Within months, Virgin had rejected Benson’s Falkner-produced full-length debut, forcing him to recut the album with Ethan Johns (Rufus Wainwright, Ryan Adams) behind the board.

The resulting disc, Mississippi One, sold modestly but earned lavish, uniform praise from critics and musicians alike—everyone, it seemed, except the Virgin brass. After funding, then rejecting, Benson’s demos for a second record, the label dropped him.

“They promised me a lot of things, led me to believe a lot of things that never came true,” he says. “And, of course, I had high hopes and let myself believe it.”

Benson knows his experience is not unique, that you could substitute his name for a hundred other gifted woulda-been, shoulda-been songsmiths.

Still, it would be another six years before Benson—disappearing almost completely from the rock radar—would release another album.

This wilderness period found Benson relocating from Southern California, where he’d spent the ’90s, back to his native Detroit. Despite the change of scenery, Benson found that his confidence and creative instincts had been badly shaken by the disappointing Virgin episode.

“I was very, very discouraged and depressed,” he remembers. “After the first record, that whole experience, I wasn’t sure what I wanted to do anymore. I didn’t really care or want to make any decisions about music. I finally moved back to Detroit, got a house, and built a little studio in there.”

Eventually, Benson’s malaise passed. He set to work alone, writing and recording new songs and playing all the instruments himself. “After a while,” he says, “it occurred to me that I had a record.”

Last year, he sent an unsolicited copy of what would become Lapalco to Startime International Records, a small, well-respected New York City label run by Isaac Green.
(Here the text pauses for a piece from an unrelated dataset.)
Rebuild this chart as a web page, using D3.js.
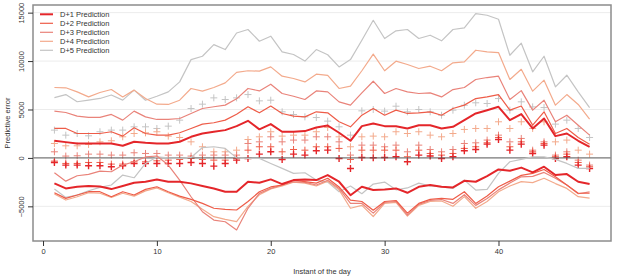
<!DOCTYPE html>
<html><head><meta charset="utf-8">
<script src="https://cdn.jsdelivr.net/npm/d3@7"></script>
<style>body{margin:0;background:#fff}svg{display:block;font-family:"Liberation Sans",Arial,sans-serif}</style>
</head><body><svg id="c" width="627" height="278"></svg>
<script>
const instants = d3.range(1, 49);
const seriesNames = ["D+1 Prediction","D+2 Prediction","D+3 Prediction","D+4 Prediction","D+5 Prediction"];
const xTicks = [0,10,20,30,40];
const yTicks = [-5000,0,5000,10000,15000];

// upper bounds
const upperD1 = [1770,1630,1490,1490,1490,1490,1250,1670,1560,1490,1490,1670,2180,2520,2700,2870,3280,3830,2950,3490,2700,2700,2770,3140,3350,2600,1770,3280,3560,3280,3280,3040,3380,3380,3040,3210,3900,4590,4930,5280,3900,4530,3040,4070,2250,2520,1770,1150];
const upperD2 = [3040,3040,2520,2520,2520,2700,2250,3110,2520,2350,2350,2600,3040,3490,3630,3900,4500,5280,4660,5350,4590,4310,4240,4760,4660,3730,3210,4410,5100,4410,4930,4590,4660,4760,4410,5100,5450,6130,6300,6540,4930,5360,3380,4760,2520,3040,2110,1420];
const upperD3 = [4830,4690,4310,4180,4180,4490,3900,4830,4240,3970,3970,4070,4590,5100,5280,5450,6100,7170,6920,7610,6650,6370,6030,6920,6820,5790,5450,6720,7920,6650,7170,6820,6650,6720,6300,7060,7270,8100,8300,8440,6030,6950,4930,5960,3730,4410,3380,2350];
const upperD4 = [7270,7240,6820,6300,6750,7060,6300,7000,6130,5550,5520,5960,7170,6890,7270,7750,8830,9000,8960,9400,8440,8200,7850,8650,8520,7170,7410,9000,10720,9000,9990,9650,9230,9470,9000,9820,9920,11120,10950,10880,8100,9150,6890,8030,5450,6540,5520,4000];
const upperD5 = [6230,6540,5800,5970,6140,6500,5970,7000,5950,6370,6820,7850,10150,10500,11700,11190,12900,13260,12050,12570,10950,10680,10000,11190,10650,9400,10150,12150,14210,12330,13120,13260,12330,12670,12090,13260,13430,14900,14730,14320,10600,11850,8890,10500,7340,8540,6820,5200];

// lower bounds
const lowerD1 = [-2630,-3150,-2980,-2900,-2950,-3220,-2900,-2560,-2460,-2220,-2460,-2460,-2630,-2900,-3150,-3490,-3490,-2460,-2560,-2220,-2700,-2290,-2220,-2290,-1770,-2460,-3850,-2980,-3320,-3250,-3150,-3600,-2980,-2800,-2980,-3050,-2360,-2460,-1880,-1190,-1320,-1000,-1490,-910,-1770,-1670,-2460,-2700];
const lowerD2 = [-3590,-4180,-3830,-3490,-3490,-4010,-3490,-3830,-3250,-2980,-3490,-3940,-4280,-4700,-5200,-5310,-5380,-4500,-3500,-3000,-2800,-2300,-2450,-2600,-2100,-3000,-4350,-4500,-5400,-4500,-4400,-5700,-4700,-4280,-4170,-4280,-3490,-4700,-3940,-2980,-2400,-1800,-1600,-1200,-1950,-2800,-3650,-3650];
const lowerD3 = [-1530,-2400,-1840,-1700,-1360,-1430,-740,-400,100,200,-740,-2290,-4010,-5550,-6420,-6590,-7440,-5200,-3660,-3150,-2800,-2460,-2520,-2800,-2300,-3150,-4700,-4700,-5700,-4600,-4500,-5900,-4800,-4400,-4300,-4700,-3800,-4900,-4200,-3300,-2600,-1950,-1900,-1500,-2100,-2800,-3700,-3500];
const lowerD4 = [-3730,-4350,-4010,-3600,-3650,-4080,-3650,-3950,-3400,-3100,-3600,-4050,-4500,-5310,-6070,-6340,-6580,-5000,-3800,-3200,-2900,-2500,-2600,-2900,-2400,-3300,-5200,-4900,-6050,-4700,-4600,-6000,-4900,-4500,-4450,-5000,-4000,-5200,-4500,-3500,-2900,-2450,-2550,-2100,-2650,-3150,-4000,-4150];
const lowerD5 = [-3220,-4080,-3840,-3390,-3050,-2800,-1770,-2050,-570,100,0,-50,50,1070,1150,980,0,-50,-50,-570,-1080,-1600,-1530,-2290,-2500,-3500,-2900,-3700,-2700,-2500,-3300,-3100,-2600,-2900,-3000,-3150,-2290,-3320,-3250,-1600,-400,-150,100,100,-150,-570,-1080,-1080];

// point estimates (crosses)
const pointD1 = [-470,-740,-740,-810,-810,-910,-810,-570,-570,-570,-570,-570,-470,-570,-850,-570,-230,-55,390,630,-160,390,290,740,800,-55,-1090,50,15,50,120,-400,290,190,-55,120,740,870,1420,1900,800,1420,460,1320,-55,120,-740,-1090];
const pointD2 = [-330,-570,-570,-470,-470,-640,-640,-400,-400,-300,-230,-160,-55,-160,-230,-230,-55,800,1150,1150,630,870,800,1150,1150,980,-160,800,800,800,800,120,800,460,290,460,980,1150,1560,2110,1150,1660,630,1490,120,390,-470,-910];
const pointD3 = [630,190,220,390,390,290,290,530,460,460,290,290,190,290,290,290,290,1490,1660,2180,1660,1840,1840,2180,2180,1660,290,1320,1320,1150,1320,630,1320,870,630,870,1490,1560,1840,2350,1660,2010,800,1660,290,630,-230,-740];
const pointD4 = [1490,1250,1250,1390,1660,1770,2180,2520,2590,2700,2250,2110,1660,1150,630,630,800,1900,2180,2700,2250,2350,2350,2700,3140,2180,1150,2180,2250,2180,2700,2520,2700,2350,2180,2520,2940,3040,3040,3730,3040,3730,3040,3730,1660,1840,800,390];
const pointD5 = [2870,2350,2520,2280,2700,2870,2870,3210,3210,3040,3280,3900,5100,5550,6200,6030,6200,6540,5890,5960,4760,4480,4240,4170,3800,3210,2350,4860,5000,4830,5340,4760,5000,4760,4410,4930,5440,5690,5620,6130,4930,5790,5270,5200,3490,3900,3040,2110];

const colors = ["#e4262a","#ee5c48","#e9837a","#f3aa8c","#c4c4c4"];
const widths = [2,1.2,1.2,1.2,1.2];
const uppers = [upperD1,upperD2,upperD3,upperD4,upperD5];
const lowers = [lowerD1,lowerD2,lowerD3,lowerD4,lowerD5];
const points = [pointD1,pointD2,pointD3,pointD4,pointD5];

const svg = d3.select("#c");
const L = 33, R = 611, T = 5, B = 241;
const x = d3.scaleLinear().domain([-0.88, 49.88]).range([L, R]);
const y = d3.scaleLinear().domain([-8580, 15790]).range([B, T]);

// grid
svg.append("g").selectAll("line").data(yTicks.filter(d => d !== 0)).join("line")
  .attr("x1", L).attr("x2", R).attr("y1", d => y(d)).attr("y2", d => y(d))
  .attr("stroke", "#ececec").attr("stroke-width", 1);

// crosses (drawn under lines)
const cross = "M-3.5,0H3.5M0,-3.5V3.5";
for (let s = 4; s >= 0; s--) {
  svg.append("g").selectAll("path").data(points[s]).join("path")
    .attr("d", cross)
    .attr("transform", (d, i) => `translate(${x(instants[i])},${y(d)})`)
    .attr("stroke", colors[s]).attr("stroke-width", s === 0 ? 1.4 : 1).attr("fill", "none");
}

// zero line
svg.append("line").attr("x1", L).attr("x2", R).attr("y1", y(0)).attr("y2", y(0))
  .attr("stroke", "#555").attr("stroke-width", 1);

const line = d3.line().x((d, i) => x(instants[i])).y(d => y(d));
for (let s = 4; s >= 0; s--) {
  [uppers[s], lowers[s]].forEach(arr => {
    svg.append("path").datum(arr).attr("d", line)
      .attr("fill", "none").attr("stroke", colors[s]).attr("stroke-width", widths[s])
      .attr("stroke-linejoin", "round");
  });
}

// box
svg.append("rect").attr("x", L).attr("y", T).attr("width", R - L).attr("height", B - T)
  .attr("fill", "none").attr("stroke", "#8c8c8c").attr("stroke-width", 1.5);

// x axis
const xa = svg.append("g").attr("transform", `translate(0,${B})`)
  .call(d3.axisBottom(x).tickValues(xTicks).tickSize(5).tickPadding(3).tickFormat(d3.format("d")));
xa.select(".domain").remove();
xa.selectAll("line").attr("stroke", "#333");
xa.selectAll("text").attr("font-size", 7.5).attr("fill", "#333").attr("font-family", "Liberation Sans, Arial, sans-serif");

// y axis
const ya = svg.append("g").attr("transform", `translate(${L},0)`)
  .call(d3.axisLeft(y).tickValues(yTicks).tickSize(5).tickFormat(d => d < 0 ? "\u2212" + Math.abs(d) : String(d)));
ya.select(".domain").remove();
ya.selectAll("line").attr("stroke", "#333");
ya.selectAll("text").attr("font-size", 7.5).attr("fill", "#333")
  .attr("font-family", "Liberation Sans, Arial, sans-serif")
  .attr("text-anchor", "middle").attr("x", 0).attr("dy", 0)
  .attr("transform", "translate(-9,0) rotate(-90)");

// titles
svg.append("text").attr("x", (L + R) / 2).attr("y", 274).attr("text-anchor", "middle")
  .attr("font-size", 7.5).attr("fill", "#333").text("Instant of the day");
svg.append("text").attr("transform", `translate(9.5,${(T + B) / 2}) rotate(-90)`).attr("text-anchor", "middle")
  .attr("font-size", 7.5).attr("fill", "#333").text("Predictive error");

// legend
const lg = svg.append("g");
seriesNames.forEach((n, i) => {
  const yy = 14.3 + i * 9;
  lg.append("line").attr("x1", 40).attr("x2", 53).attr("y1", yy).attr("y2", yy)
    .attr("stroke", colors[i]).attr("stroke-width", widths[i]);
  lg.append("text").attr("x", 60).attr("y", yy + 2.7).attr("font-size", 7.5).attr("fill", "#333").text(n);
});
</script></body></html>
When Green got Benson’s package, there was no information save for a short handwritten note: “This record needs a home.”

Green agreed to release the record (featuring several salvaged collaborations with Falkner), and this past February, the world—or at least the small pocket of pop fans who hadn’t forgotten him—finally had Brendan Benson back.

The protracted absence hasn’t diminished Benson’s way with a hook or the luster of his fragile tenor. In fact, Benson’s latest is the kind of disc that will occupy a physical and spiritual space between your Badfinger and Big Star albums. Neither a pale imitation nor the predictable paint-by-numbers rendering of so many pop revivalists, the album illustrates the crucial difference between regurgitating your influences and actually digesting them.

Even when he brazenly lifts from others—the Cars keyboards of “You’re Quiet,” the Mamas & the Papas chorals of “Metarie”—Benson weaves those snatches of sound into his own scheme with such elegant aplomb you almost forget the source.

Myriad Me-Decade influences (Nilsson, Raspberries, Todd Rundgren) carry the album along, but the record seems most under the sway of the home studio, one-man band aesthetic of Paul McCartney’s early solo sides.

“I love those records like Ram and McCartney,” says Benson, who often covers Macca’s “Let Me Roll It” in concert. “But,” he adds pointedly, “Lennon is my favorite Beatle.”

He wryly references the “clever one” on “Folksinger” (“my girl . . . ain’t got time for my bed-in/She said stop pretendin’, you’re not John Lennon”) while appropriating George Harrison’s teardrop slide for the intro to “Eventually.” In fact, the ghost of the Fabs haunts much of the album, notably on the mesmeric piano stomp (“Jetlag”) that closes the disc.

“Ahh man, the fucking Beatles,” mutters Benson. “People said that about [Mississippi One] a lot too.” Understandably so, since Benson chose to open his debut with an Abbey Road-style medley. “It’s really flattering, but I just don’t agree. I mean, it’s an impossible thing to live up to.”

Handpicked by his friend and current rock “it” boy Jack White to open dates for the White Stripes in America and the U.K., Benson and his band are set to return to Europe immediately after their upcoming Seattle date. Admittedly, Benson is a reluctant road dog, preferring the familiar comforts of his own grown-up playpen, the home studio. “Yeah,” he chuckles, “I like to be alone and be at home a lot, just working in the studio. I love recording music more than I do playing live.”

Fair enough. And as long as it means Benson’s going to be putting out albums like Lapalco a little more frequently, no one’s going to mind.